Il faut maintenant aller dignement fêter les gardiens de la chrétienté : des combattants tout d’abord et le Crac des Chevaliers ensuite.

Deux villes symbolisent l’héroïque résistance de volontaires chrétiens que les islamistes ne purent jamais vaincre : Mhardeh et Sqelbieh. Deux hommes hors du commun ont rassemblé des centaines de volontaires et organisé la résistance : Simon al-Wakil et Nabel Alabdalla. C’est ce dernier que l’on devait rencontrer à Sqelbieh. Il a dû partir avec ses hommes dans le désert combattre des résidus de Daech car l’hydre a encore des soubresauts. Nous lui pardonnons…

D’autres combattants nous reçoivent. Pendant des années, ils se sont battus pour défendre leur ville sous les bombardements et les assauts furieux d’Al-Nosra, cette sinistre milice ravitaillée en armes et argent par le Qatar, l’Arabie saoudite, la Turquie, les États-Unis et la France. Honte sur nous.

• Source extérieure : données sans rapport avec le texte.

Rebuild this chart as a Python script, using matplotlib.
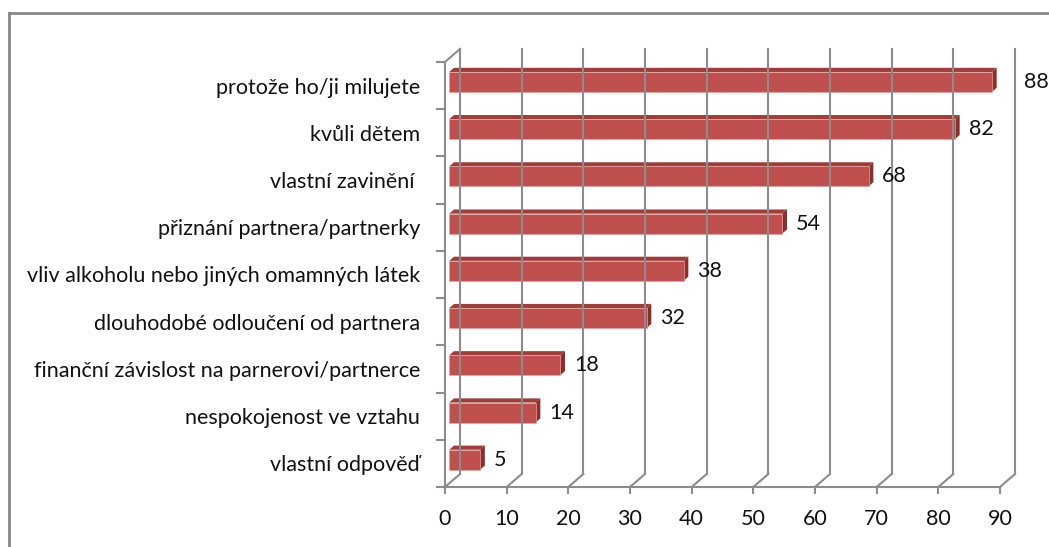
import matplotlib.pyplot as plt
from matplotlib.patches import Polygon, Rectangle
from matplotlib.lines import Line2D

categories = [
    "protože ho/ji milujete",
    "kvůli dětem",
    "vlastní zavinění ",
    "přiznání partnera/partnerky",
    "vliv alkoholu nebo jiných omamných látek",
    "dlouhodobé odloučení od partnera",
    "finanční závislost na parnerovi/partnerce",
    "nespokojenost ve vztahu",
    "vlastní odpověď",
]
values = [88, 82, 68, 54, 38, 32, 18, 14, 5]
xticks = list(range(0, 100, 10))

plt.rcParams['font.family'] = ['Lato', 'DejaVu Sans']

W, H, DPI = 1049, 547, 100
fig = plt.figure(figsize=(W / DPI, H / DPI), dpi=DPI)

# front plane of the plot area, in pixels
left_px, right_px, top_px, bot_px = 445, 1000, 62, 487
ax = fig.add_axes([left_px / W, 1 - bot_px / H,
                   (right_px - left_px) / W, (bot_px - top_px) / H])
n = len(categories)
xmax = 90
ax.set_xlim(0, xmax)
ax.set_ylim(-0.5, n - 0.5)
ax.axis('off')

ux = (right_px - left_px) / xmax   # px per x unit
uy = (bot_px - top_px) / n         # px per category
dx, dy = 15 / ux, 13 / uy          # wall depth in data units

grid = '#8c8c8c'
lw = 1.5
txt = '#111111'

# back wall grid + floor diagonals
for t in xticks:
    ax.plot([t + dx, t + dx], [-0.5 + dy, n - 0.5 + dy], color=grid, lw=lw, clip_on=False)
    ax.plot([t, t + dx], [-0.5, -0.5 + dy], color=grid, lw=lw, clip_on=False)
    ax.plot([t, t], [-0.5, -0.5 - 6 / uy], color=grid, lw=lw, clip_on=False)
    ax.text(t, -0.5 - 32 / uy, str(t), ha='center', va='center', fontsize=15.5, color=txt)

# front axis line and left wall
ax.plot([0, xmax], [-0.5, -0.5], color=grid, lw=lw, clip_on=False)
ax.plot([0, 0], [-0.5, n - 0.5], color=grid, lw=lw, clip_on=False)
ax.plot([0, dx], [n - 0.5, n - 0.5 + dy], color=grid, lw=lw, clip_on=False)
for k in range(n + 1):
    ax.plot([-8 / ux, 0], [k - 0.5, k - 0.5], color=grid, lw=lw, clip_on=False)

# 3D bars
front, top, side = '#c0504d', '#9e3d3a', '#8a2f2c'
h = 20 / uy
f0x, f0y = 0.28 * dx, 0.28 * dy
f1x, f1y = 0.6 * dx, 0.6 * dy
for i, (cat, v) in enumerate(zip(categories, values)):
    y = n - 1 - i
    ax.add_patch(Polygon([(f0x, y + h / 2 + f0y), (f0x + v, y + h / 2 + f0y),
                          (f1x + v, y + h / 2 + f1y), (f1x, y + h / 2 + f1y)],
                         closed=True, facecolor=top, edgecolor='none', clip_on=False))
    ax.add_patch(Polygon([(f0x + v, y - h / 2 + f0y), (f0x + v, y + h / 2 + f0y),
                          (f1x + v, y + h / 2 + f1y), (f1x + v, y - h / 2 + f1y)],
                         closed=True, facecolor=side, edgecolor='none', clip_on=False))
    ax.add_patch(Rectangle((f0x, y - h / 2 + f0y), v, h, facecolor=front,
                           edgecolor='#e3a3a1', lw=0.5, clip_on=False))
    # value label, pushed outside the wall if it would collide with it
    lx = f1x + v + 9 / ux
    if v > 85:
        lx = xmax + dx + 9 / ux
    ax.text(lx, y + f0y, str(v), ha='left', va='center', fontsize=15.5, color=txt)
    ax.text(-25 / ux, y - 2 / uy, cat, ha='right', va='center', fontsize=15.5, color=txt)

# chart area border (cut off on right and bottom)
border = '#878787'
fig.add_artist(Line2D([9 / W, 1], [1 - 13 / H, 1 - 13 / H], color=border, lw=2))
fig.add_artist(Line2D([9 / W, 9 / W], [1 - 13 / H, 0], color=border, lw=2))

fig.savefig('out.png', dpi=DPI)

Ils nous montrent fièrement l’église qu’ils sont en train de construire. Sa coupole fait penser à celle de la basilique Sainte-Sophie, en plus petit. Un combattant, colosse barbu tatoué d’une croix sur l’avant-bras, sourit :

« C’est quand Erdoğan a transformé Sainte-Sophie en mosquée que nous avons eu l’idée de cette coupole et du nom de notre future église, Sainte-Sophie bien sûr. »

Cette église est destinée à rendre hommage aux 178 combattants chrétiens de Sqelbieh morts au combat. Chacun aura sa plaque. On construit donc encore des églises en Syrie et ces hommes n’ont aucunement l’intention de partir vers les chimères de l’Occident. Mgr Jeanbart a raison : il faut garder l’espérance. Une illustre gardienne de la chrétienté nous attend maintenant : la forteresse symbole des croisades, le Crac des Chevaliers.

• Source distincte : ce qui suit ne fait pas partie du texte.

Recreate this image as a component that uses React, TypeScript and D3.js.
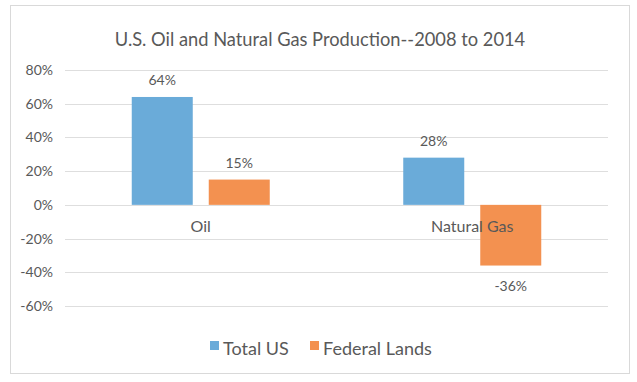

C’est un spectacle grandiose. Occupée quelque temps par les islamistes, elle fut libérée par l’armée syrienne et n’a pas trop souffert des combats. C’est avec émotion que nous franchissons la porte et visitons ces formidables remparts, ces salles voutées, intactes, immenses, et la chapelle ornée de son étonnante chaire en pierre. Nous passons devant un assemblage de dalles, formant une pensée pour les soldats syriens égorgés à cet endroit.

Au loin, nous apercevons le donjon du Chastel-Blanc, avec qui le Crac échangeait des signaux. La chute du Crac eut lieu en 1271, par traîtrise et jamais par la force. Alors, nous saluons les cinquante derniers moines-soldats qui défendirent jusqu’au bout celui que Lawrence d’Arabie qualifia de « plus beau château du monde ».